- [AIM OF THE EXERCISE]
Locate each line of the material that contains "matplotlib", then return it.

- [RECORDED INFORMATION]
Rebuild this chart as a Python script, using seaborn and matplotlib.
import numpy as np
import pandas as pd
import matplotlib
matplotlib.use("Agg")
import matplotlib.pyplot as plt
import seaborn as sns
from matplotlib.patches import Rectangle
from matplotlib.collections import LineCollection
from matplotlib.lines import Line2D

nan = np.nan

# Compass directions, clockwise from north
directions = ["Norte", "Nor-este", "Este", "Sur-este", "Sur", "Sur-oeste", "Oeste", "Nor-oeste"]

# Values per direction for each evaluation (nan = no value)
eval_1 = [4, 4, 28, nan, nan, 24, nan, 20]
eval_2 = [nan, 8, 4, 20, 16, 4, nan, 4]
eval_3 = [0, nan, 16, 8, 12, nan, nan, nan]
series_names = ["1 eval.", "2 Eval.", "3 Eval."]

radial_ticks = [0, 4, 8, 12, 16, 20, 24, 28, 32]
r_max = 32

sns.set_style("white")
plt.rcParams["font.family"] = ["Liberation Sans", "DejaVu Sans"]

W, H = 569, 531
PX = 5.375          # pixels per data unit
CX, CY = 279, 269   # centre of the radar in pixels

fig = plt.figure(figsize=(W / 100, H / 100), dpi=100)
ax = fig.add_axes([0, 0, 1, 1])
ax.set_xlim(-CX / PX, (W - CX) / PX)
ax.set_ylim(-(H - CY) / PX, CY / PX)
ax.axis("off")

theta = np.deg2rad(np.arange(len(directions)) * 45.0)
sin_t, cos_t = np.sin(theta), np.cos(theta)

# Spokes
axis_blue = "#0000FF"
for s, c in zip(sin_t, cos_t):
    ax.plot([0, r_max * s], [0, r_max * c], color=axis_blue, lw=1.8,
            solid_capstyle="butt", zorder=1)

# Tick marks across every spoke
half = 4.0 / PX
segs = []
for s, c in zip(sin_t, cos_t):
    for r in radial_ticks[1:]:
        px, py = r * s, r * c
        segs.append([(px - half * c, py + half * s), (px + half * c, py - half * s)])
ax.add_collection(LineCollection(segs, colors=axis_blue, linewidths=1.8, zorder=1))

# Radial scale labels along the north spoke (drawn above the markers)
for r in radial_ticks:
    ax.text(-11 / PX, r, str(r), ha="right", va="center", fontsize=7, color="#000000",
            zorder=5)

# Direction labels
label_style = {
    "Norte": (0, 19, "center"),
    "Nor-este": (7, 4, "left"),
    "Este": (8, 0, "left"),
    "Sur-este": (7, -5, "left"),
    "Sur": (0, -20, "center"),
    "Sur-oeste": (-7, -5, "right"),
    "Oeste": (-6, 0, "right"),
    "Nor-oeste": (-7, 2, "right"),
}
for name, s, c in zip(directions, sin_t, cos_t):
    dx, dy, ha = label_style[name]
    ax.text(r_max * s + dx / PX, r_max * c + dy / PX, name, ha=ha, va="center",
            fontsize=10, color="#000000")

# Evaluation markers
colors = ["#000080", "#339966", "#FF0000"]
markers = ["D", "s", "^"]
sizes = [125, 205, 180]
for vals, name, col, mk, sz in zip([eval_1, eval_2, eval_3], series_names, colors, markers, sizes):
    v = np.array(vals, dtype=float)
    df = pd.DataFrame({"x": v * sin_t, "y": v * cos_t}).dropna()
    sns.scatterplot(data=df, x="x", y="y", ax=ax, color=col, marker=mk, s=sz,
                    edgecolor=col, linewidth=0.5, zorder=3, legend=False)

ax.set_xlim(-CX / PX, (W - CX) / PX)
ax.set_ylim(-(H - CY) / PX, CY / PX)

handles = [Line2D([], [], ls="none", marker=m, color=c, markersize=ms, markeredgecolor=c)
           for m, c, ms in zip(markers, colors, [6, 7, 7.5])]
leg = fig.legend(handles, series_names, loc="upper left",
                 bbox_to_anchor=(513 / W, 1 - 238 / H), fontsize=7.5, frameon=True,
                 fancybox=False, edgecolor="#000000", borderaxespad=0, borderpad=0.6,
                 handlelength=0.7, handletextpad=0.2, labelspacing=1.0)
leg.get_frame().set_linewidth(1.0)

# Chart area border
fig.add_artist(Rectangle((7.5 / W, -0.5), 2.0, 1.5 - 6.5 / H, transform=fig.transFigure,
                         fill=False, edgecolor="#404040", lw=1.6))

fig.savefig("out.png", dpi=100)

- [EXPECTED OUTPUT]
Rebuild this chart as a Python script, using seaborn and matplotlib.
import matplotlib
matplotlib.use("Agg")
import matplotlib.pyplot as plt
from matplotlib.patches import Rectangle
from matplotlib.collections import LineCollection
from matplotlib.lines import Line2D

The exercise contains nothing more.